== WRITTEN TASK ==
Below, locate the line that contains "Convert this chart". Repeat exactly from that line to the line that contains "from matplotlib.patches import", inclusive, leaving out the pictures.

___ DATA EXTRACT

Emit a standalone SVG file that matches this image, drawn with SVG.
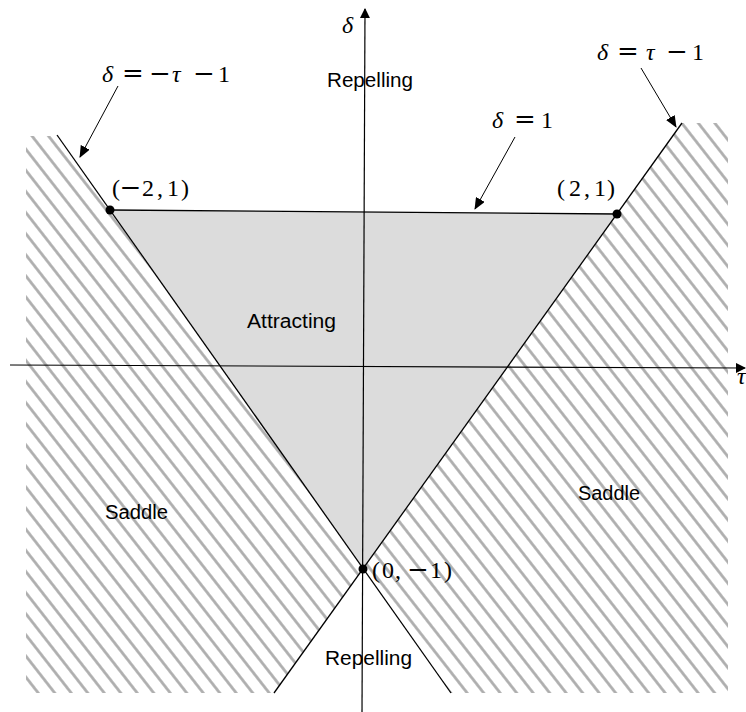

______
___ DATA EXTRACT

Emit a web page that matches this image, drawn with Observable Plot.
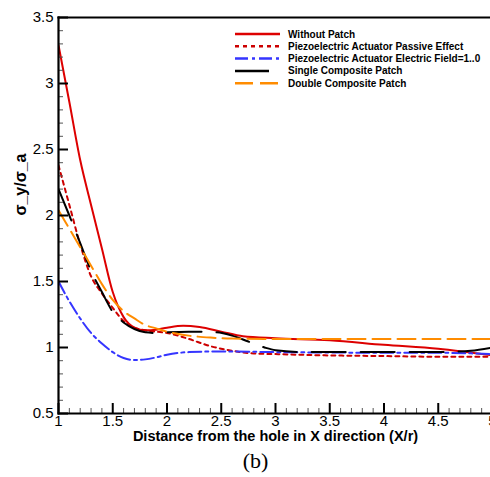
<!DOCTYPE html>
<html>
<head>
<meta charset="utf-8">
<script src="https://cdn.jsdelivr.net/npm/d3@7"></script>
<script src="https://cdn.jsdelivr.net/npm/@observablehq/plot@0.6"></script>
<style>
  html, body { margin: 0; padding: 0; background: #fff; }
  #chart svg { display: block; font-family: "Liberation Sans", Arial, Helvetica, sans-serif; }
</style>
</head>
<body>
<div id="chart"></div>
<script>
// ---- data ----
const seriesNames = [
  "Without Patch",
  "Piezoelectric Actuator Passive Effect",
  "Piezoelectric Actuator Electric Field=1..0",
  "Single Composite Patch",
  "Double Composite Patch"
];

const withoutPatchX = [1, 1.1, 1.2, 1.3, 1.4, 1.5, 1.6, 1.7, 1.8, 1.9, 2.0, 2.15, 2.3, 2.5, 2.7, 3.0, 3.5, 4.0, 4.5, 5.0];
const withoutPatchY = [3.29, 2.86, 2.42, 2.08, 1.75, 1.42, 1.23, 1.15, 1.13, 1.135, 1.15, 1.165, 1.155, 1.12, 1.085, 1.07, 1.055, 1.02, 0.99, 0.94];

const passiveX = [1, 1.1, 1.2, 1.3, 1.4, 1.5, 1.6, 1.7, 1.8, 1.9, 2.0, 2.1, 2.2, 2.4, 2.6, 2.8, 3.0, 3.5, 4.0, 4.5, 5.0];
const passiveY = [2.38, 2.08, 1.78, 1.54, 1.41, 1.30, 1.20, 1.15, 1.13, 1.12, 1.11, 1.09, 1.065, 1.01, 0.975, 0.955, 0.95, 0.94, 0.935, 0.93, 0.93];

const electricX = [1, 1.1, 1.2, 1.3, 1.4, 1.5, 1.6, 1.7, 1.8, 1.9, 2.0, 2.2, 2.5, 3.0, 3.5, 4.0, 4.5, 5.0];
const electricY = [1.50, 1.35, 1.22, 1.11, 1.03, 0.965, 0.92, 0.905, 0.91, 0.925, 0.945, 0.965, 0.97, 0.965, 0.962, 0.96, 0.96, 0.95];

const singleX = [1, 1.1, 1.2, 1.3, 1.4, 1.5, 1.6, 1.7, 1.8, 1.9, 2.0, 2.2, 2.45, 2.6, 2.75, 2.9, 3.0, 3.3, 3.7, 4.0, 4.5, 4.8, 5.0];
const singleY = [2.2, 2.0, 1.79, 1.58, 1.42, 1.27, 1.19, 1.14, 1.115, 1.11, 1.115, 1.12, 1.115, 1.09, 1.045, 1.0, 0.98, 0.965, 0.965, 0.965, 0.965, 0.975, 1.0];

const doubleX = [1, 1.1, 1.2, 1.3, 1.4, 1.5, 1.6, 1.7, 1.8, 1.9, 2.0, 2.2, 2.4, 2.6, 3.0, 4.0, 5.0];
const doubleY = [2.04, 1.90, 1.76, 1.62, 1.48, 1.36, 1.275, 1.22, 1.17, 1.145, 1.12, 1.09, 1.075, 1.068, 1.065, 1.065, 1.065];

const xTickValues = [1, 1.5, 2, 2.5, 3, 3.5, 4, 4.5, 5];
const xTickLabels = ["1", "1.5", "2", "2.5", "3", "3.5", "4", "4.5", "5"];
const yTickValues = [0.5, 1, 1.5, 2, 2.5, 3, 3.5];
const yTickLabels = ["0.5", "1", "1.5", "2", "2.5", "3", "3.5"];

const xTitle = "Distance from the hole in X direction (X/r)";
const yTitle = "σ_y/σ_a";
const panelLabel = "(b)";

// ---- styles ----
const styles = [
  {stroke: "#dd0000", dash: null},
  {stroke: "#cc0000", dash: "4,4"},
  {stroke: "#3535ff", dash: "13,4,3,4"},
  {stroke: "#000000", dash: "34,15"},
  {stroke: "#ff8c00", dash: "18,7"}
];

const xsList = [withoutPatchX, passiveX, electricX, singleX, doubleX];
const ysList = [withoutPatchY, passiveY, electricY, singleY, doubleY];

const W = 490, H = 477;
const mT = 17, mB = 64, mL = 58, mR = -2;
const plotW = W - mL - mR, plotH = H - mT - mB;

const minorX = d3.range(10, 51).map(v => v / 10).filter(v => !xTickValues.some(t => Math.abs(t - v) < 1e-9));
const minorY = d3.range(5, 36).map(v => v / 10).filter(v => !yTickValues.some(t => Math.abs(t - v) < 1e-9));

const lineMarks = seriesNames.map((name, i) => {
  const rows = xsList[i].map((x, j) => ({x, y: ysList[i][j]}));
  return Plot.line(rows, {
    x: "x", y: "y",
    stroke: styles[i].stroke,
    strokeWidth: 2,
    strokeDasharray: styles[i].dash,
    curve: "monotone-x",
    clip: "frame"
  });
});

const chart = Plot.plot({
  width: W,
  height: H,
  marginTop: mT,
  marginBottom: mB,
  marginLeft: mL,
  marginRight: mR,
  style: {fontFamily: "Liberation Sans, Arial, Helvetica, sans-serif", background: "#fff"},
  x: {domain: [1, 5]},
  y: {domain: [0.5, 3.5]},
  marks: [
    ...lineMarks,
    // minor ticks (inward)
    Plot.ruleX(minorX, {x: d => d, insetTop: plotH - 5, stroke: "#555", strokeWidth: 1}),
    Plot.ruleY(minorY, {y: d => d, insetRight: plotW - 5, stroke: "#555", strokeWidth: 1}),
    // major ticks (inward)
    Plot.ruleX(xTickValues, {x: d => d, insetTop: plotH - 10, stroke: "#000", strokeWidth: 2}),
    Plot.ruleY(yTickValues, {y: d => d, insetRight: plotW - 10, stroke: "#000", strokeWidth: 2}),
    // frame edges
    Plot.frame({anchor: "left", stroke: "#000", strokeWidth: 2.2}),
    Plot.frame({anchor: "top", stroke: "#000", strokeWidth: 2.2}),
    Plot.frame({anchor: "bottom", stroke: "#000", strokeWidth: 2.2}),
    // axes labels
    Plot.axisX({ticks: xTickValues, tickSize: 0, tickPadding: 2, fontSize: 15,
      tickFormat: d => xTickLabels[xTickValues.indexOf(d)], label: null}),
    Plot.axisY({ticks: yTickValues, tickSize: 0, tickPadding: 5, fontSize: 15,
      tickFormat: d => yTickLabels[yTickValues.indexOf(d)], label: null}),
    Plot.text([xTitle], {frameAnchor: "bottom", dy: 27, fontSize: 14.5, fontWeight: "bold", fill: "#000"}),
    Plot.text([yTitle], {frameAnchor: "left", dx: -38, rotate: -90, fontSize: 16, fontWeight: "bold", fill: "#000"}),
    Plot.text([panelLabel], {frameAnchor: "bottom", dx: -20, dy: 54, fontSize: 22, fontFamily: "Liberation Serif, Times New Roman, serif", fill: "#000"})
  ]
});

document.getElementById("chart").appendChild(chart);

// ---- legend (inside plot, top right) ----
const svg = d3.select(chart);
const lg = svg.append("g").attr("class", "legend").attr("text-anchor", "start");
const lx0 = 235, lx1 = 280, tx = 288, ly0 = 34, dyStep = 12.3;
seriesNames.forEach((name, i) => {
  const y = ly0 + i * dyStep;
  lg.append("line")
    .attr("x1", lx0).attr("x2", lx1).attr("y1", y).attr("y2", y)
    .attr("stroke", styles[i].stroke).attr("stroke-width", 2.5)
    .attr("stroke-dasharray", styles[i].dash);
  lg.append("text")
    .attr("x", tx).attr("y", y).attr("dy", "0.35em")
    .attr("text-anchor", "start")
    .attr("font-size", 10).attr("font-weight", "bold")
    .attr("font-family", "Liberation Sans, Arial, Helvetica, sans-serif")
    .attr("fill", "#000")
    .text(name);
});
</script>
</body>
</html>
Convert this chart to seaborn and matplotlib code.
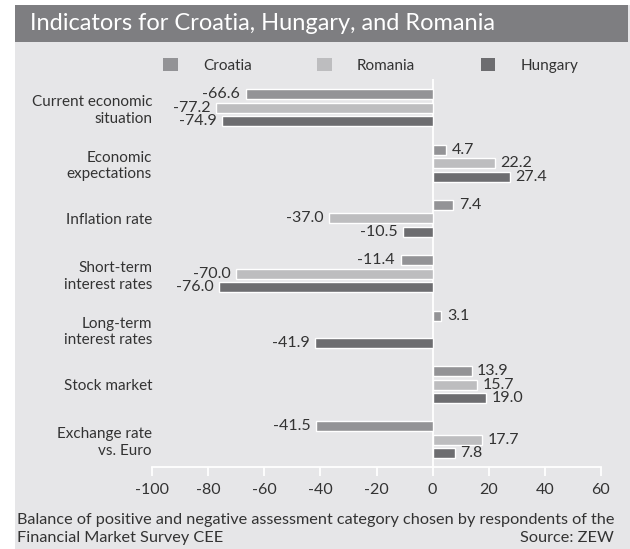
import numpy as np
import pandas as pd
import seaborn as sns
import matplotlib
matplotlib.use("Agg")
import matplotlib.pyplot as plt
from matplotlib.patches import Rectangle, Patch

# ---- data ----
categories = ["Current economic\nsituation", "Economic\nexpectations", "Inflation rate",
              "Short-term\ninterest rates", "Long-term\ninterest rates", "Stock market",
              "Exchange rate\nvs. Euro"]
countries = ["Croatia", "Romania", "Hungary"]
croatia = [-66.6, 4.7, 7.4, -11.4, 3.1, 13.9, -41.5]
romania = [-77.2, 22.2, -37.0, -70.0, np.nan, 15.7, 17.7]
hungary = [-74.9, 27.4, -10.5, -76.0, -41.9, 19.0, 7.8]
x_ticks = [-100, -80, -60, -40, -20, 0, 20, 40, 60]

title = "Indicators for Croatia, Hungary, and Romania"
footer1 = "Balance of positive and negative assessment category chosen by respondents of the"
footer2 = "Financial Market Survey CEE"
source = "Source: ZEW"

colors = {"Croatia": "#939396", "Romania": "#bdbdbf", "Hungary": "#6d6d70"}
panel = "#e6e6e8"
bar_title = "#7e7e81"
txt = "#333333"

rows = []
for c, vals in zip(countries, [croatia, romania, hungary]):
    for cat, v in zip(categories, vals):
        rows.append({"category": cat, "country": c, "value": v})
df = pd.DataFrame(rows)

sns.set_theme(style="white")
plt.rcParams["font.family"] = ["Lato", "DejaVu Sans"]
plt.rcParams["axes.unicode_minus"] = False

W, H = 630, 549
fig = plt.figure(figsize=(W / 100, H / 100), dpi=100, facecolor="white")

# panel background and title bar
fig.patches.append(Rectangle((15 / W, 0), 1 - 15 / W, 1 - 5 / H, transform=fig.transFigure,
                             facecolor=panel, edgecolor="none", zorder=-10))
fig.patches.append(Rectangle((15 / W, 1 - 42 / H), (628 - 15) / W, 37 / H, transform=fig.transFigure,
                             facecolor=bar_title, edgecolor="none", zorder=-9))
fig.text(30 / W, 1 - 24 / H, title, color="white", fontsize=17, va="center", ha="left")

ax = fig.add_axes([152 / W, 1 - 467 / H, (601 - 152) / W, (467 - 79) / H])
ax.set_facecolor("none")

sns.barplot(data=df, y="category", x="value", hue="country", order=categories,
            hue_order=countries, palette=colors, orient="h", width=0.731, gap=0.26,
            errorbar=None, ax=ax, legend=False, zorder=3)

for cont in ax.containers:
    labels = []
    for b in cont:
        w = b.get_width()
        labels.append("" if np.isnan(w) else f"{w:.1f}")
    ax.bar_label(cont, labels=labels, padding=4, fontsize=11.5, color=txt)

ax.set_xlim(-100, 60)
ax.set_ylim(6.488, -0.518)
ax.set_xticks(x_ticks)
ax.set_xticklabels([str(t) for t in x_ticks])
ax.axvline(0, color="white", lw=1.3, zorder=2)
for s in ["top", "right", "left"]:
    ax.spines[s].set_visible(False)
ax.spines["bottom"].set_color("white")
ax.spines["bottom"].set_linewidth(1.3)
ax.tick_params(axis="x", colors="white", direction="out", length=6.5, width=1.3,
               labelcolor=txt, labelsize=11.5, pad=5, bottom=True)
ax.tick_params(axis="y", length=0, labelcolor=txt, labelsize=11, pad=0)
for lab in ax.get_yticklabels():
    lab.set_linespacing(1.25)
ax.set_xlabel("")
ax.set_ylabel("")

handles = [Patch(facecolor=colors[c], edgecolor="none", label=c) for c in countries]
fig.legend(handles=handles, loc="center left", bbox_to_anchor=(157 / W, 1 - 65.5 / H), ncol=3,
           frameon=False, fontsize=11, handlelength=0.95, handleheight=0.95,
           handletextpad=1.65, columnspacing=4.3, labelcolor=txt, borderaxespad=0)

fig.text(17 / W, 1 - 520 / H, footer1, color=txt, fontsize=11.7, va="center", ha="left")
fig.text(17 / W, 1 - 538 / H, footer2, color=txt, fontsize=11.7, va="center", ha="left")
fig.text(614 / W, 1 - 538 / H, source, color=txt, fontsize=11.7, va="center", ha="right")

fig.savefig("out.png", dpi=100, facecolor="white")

______

== WRITTEN ANSWER ==
Convert this chart to seaborn and matplotlib code.
import numpy as np
import pandas as pd
import seaborn as sns
import matplotlib
matplotlib.use("Agg")
import matplotlib.pyplot as plt
from matplotlib.patches import Rectangle, Patch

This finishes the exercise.